Thursday, March 20, 2008

Fair value issues

On February 14, 2008, the SEC Advisory Committee on Improvements to Financial Reporting sent a Progress Report to Christopher Cox, SEC Chairman. I found particularly interesting in the report some comments the Committee made concerning fair value measurements.

The Committee indicated it might suggest that FASB be "judicious" (my emphasis) about expanding the application of fair value measurements. Keep in mind that FASB’s new FAS 157, Fair Value Measurements, is effective this calendar year (technically, for fiscal years after November 15, 2007), except for application to asset retirement obligations, which begins in calendar year 2009. Remember also that FASB put on its agenda in September 2007 a project to reconsider the valuation of loss contingencies. Keep mind, as well, that FASB’s new FAS 141R, Business Combinations, effective in calendar year 2009, requires that loss contingencies for mergers and acquisitions be measured at fair value. This is not how loss contingencies outside of mergers and acquisitions are measured under FAS 5, Accounting for Contingencies.

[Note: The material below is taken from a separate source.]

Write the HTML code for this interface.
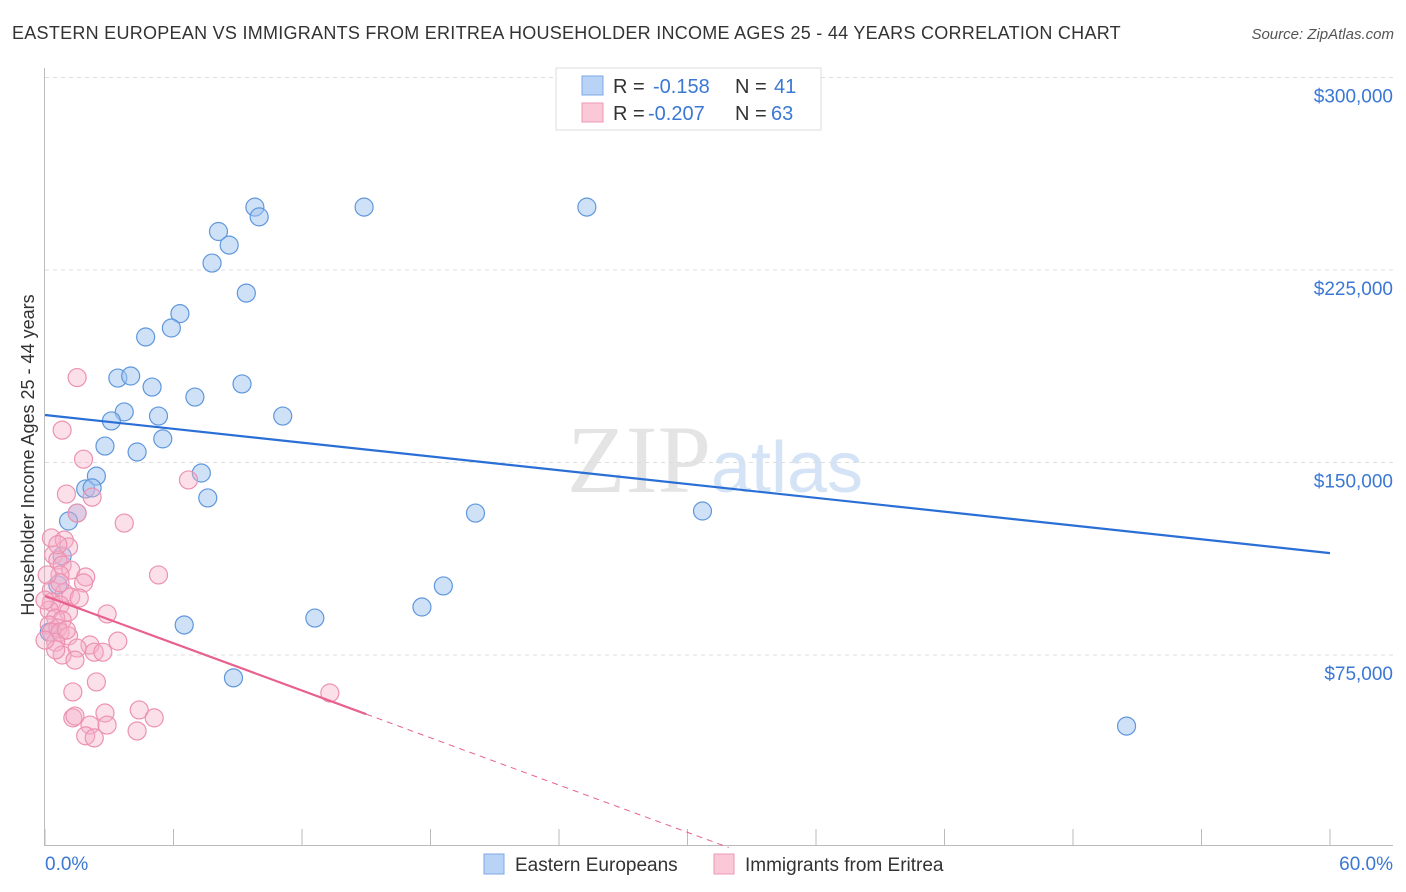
<!DOCTYPE html>
<html><head><meta charset="utf-8"><style>
body{margin:0;background:#fff;font-family:"Liberation Sans",sans-serif;}
svg{display:block}
</style></head><body>
<svg id="chart" width="1406" height="892" xmlns="http://www.w3.org/2000/svg">
<text x="12" y="39" font-size="18" letter-spacing="0.27" fill="#333">EASTERN EUROPEAN VS IMMIGRANTS FROM ERITREA HOUSEHOLDER INCOME AGES 25 - 44 YEARS CORRELATION CHART</text>
<text x="1394" y="39" font-size="15" fill="#555" text-anchor="end" font-style="italic">Source: ZipAtlas.com</text>
<text x="715" y="492" font-size="96" fill="#e4e4e4" text-anchor="middle" font-family="Liberation Serif,serif">ZIP<tspan fill="#d4e3f5" font-family="Liberation Sans,sans-serif" font-size="72">atlas</tspan></text>
<g id="grid"></g>
<g id="axes"></g>
<g id="pts"></g>
<text transform="translate(34,455) rotate(-90)" font-size="18" fill="#333" text-anchor="middle">Householder Income Ages 25 - 44 years</text>
<g>
<rect x="556" y="68" width="265" height="62" fill="#fff" stroke="#ddd"/>
<rect x="582" y="76" width="21" height="19" fill="#b8d3f5" stroke="#7eaae6"/>
<rect x="582" y="103" width="21" height="19" fill="#fbc8d8" stroke="#ee9ab5"/>
<text x="613" y="93" font-size="20" fill="#333">R = <tspan fill="#3a78d4" x="653">-0.158</tspan><tspan x="735" fill="#333">N =</tspan><tspan x="774" fill="#3a78d4">41</tspan></text>
<text x="613" y="120" font-size="20" fill="#333">R = <tspan fill="#3a78d4" x="648">-0.207</tspan><tspan x="735" fill="#333">N =</tspan><tspan x="771" fill="#3a78d4">63</tspan></text>
</g>
<g>
<rect x="484" y="854" width="20" height="20" fill="#b8d3f5" stroke="#7eaae6"/>
<text x="515" y="871" font-size="19" fill="#333">Eastern Europeans</text>
<rect x="714" y="854" width="20" height="20" fill="#fbc8d8" stroke="#ee9ab5"/>
<text x="745" y="871" font-size="19" fill="#333">Immigrants from Eritrea</text>
</g>
</svg>
<script>
const yTicks=[75000,150000,225000,300000];
const yTickLabels=["$75,000","$150,000","$225,000","$300,000"];
const xTickLabels=["0.0%","60.0%"];
const blueX=[9.8,10.0,14.9,25.3,8.1,8.6,7.8,9.4,6.3,5.9,4.7,3.4,4.0,5.0,9.2,7.0,3.7,5.3,11.1,3.1,5.5,2.8,4.3,2.4,7.3,1.9,2.2,7.6,1.5,1.1,20.1,30.7,0.8,18.6,0.6,17.6,6.5,12.6,0.2,8.8,50.5];
const blueY=[249500,245700,249500,249500,240000,234700,227700,216000,208000,202400,198900,182900,183700,179400,180600,175500,169700,168100,168100,166200,159200,156400,154100,144700,145900,139700,140100,136200,130300,127200,130300,131100,113600,101900,102300,93700,86700,89400,83900,66100,47300];
const pinkX=[1.5,0.8,1.8,1.0,2.2,6.7,1.5,3.7,0.3,0.9,1.1,0.4,0.6,0.8,1.2,0.7,1.9,5.3,1.8,0.3,0.9,1.2,0.3,0.7,0.2,1.1,2.9,0.5,0.8,0.2,0.6,0.3,0.7,1.1,3.4,2.1,0.5,1.5,2.3,0.8,1.3,2.4,13.3,1.3,1.4,2.8,4.4,5.1,2.1,2.9,1.9,2.3,4.3,0.7,1.6,0.1,0.5,1.0,1.4,2.7,0.6,0.0,0.0];
const pinkY=[183100,162600,151300,137700,136500,143200,130300,126400,120600,119800,117100,114000,112000,110000,108100,106200,105400,106200,103100,100300,99200,97600,95600,94500,92500,91800,91000,89400,88600,86700,85500,83900,83900,82400,80400,78900,80000,77700,76100,75000,60600,64500,60200,50500,51200,52400,53600,50500,47700,47700,43500,42700,45400,103100,97200,106200,77000,84700,73000,76100,118000,96400,80800];
const blueFit=[168500,114700];
const pinkFit=[98000,-3070];
const X=v=>45+v/60*1285, Y=v=>847.5-v/75000*192.5;
const NS="http://www.w3.org/2000/svg";
function mk(p,t,a){const e=document.createElementNS(NS,t);for(const k in a)e.setAttribute(k,a[k]);p.appendChild(e);return e;}
const grid=document.getElementById('grid'),axes=document.getElementById('axes'),pts=document.getElementById('pts');
yTicks.forEach((v,i)=>{
 const l=mk(grid,'line',{x1:45,x2:1393,y1:Y(v),y2:Y(v),stroke:'#ddd','stroke-dasharray':'4,4'});
 
 
 const t=mk(axes,'text',{x:1393,y:Y(v)+25,'font-size':19,fill:'#3a78d4','text-anchor':'end'});t.textContent=yTickLabels[i];
 
 
});
mk(axes,'line',{x1:44.5,x2:44.5,y1:68,y2:846,stroke:'#bbb'});
mk(axes,'line',{x1:45,x2:1393,y1:845.5,y2:845.5,stroke:'#bbb'});
for(let i=0;i<=10;i++){const tk=mk(axes,'line',{x1:X(i*6),x2:X(i*6),y1:829,y2:846,stroke:'#bbb'});
 
 }
[[0,45,'start'],[1,1393,'end']].forEach(([i,x,a])=>{const t=mk(axes,'text',{x:x,y:870,'font-size':19,fill:'#3a78d4','text-anchor':a});t.textContent=xTickLabels[i];
 
 });
blueX.forEach((x,i)=>{const c=mk(pts,'circle',{cx:X(x),cy:Y(blueY[i]),r:9,fill:'rgba(160,196,240,0.5)',stroke:'#5f97dc','stroke-width':1.2});
 
 });
pinkX.forEach((x,i)=>{const c=mk(pts,'circle',{cx:X(x),cy:Y(pinkY[i]),r:9,fill:'rgba(246,176,200,0.4)',stroke:'#ec92b0','stroke-width':1.2});
 
 });
const bl=mk(pts,'line',{x1:X(0),y1:Y(blueFit[0]),x2:X(60),y2:Y(blueFit[1]),stroke:'#2a6fd6','stroke-width':2.2});


const pe=15, pz=-pinkFit[0]/pinkFit[1];
const pl=mk(pts,'line',{x1:X(0),y1:Y(pinkFit[0]),x2:X(pe),y2:Y(pinkFit[0]+pinkFit[1]*pe),stroke:'#e8608e','stroke-width':2.2});


const pd=mk(pts,'line',{x1:X(pe),y1:Y(pinkFit[0]+pinkFit[1]*pe),x2:X(pz),y2:Y(0),stroke:'#e8608e','stroke-width':1,'stroke-dasharray':'6,5'});


</script>
</body></html>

The Committee acknowledged that if fair value was the only measurement method used in financial reporting, then comparing and evaluating the data would be less complicated. That is, the requirement to employ a particular measurement method would eliminate the complexity of interpreting data from various measurement methods.

The Committee expressed concern, however, that fair value had its own complexities from issues of relevance and reliability. For example, it worried that values determined verifiably from historic cost could become less reliable when calculated using fair value procedures. It worried further that reliability could suffer from the lack of “generally accepted valuation standards” and from the use of valuation inputs “that vary from one company to the next.”

Most interestingly, perhaps, the Committee recognized the view that the burden of measurement complexity (if fair value was required for all measurements) would shift from investors to preparers and auditors. That is, the greater effort would be among preparers and auditors applying the fair value methodology, as compared with investors having an opportunity to interpret data from a single valuation method.


Well, I have to say, I think the right place for resolving complexities is in the preparation effort, not in the interpretation effort, i.e., with those reporting, not those interpreting the reports. I do not think the credibility of this Committee would be well-served by complaining otherwise.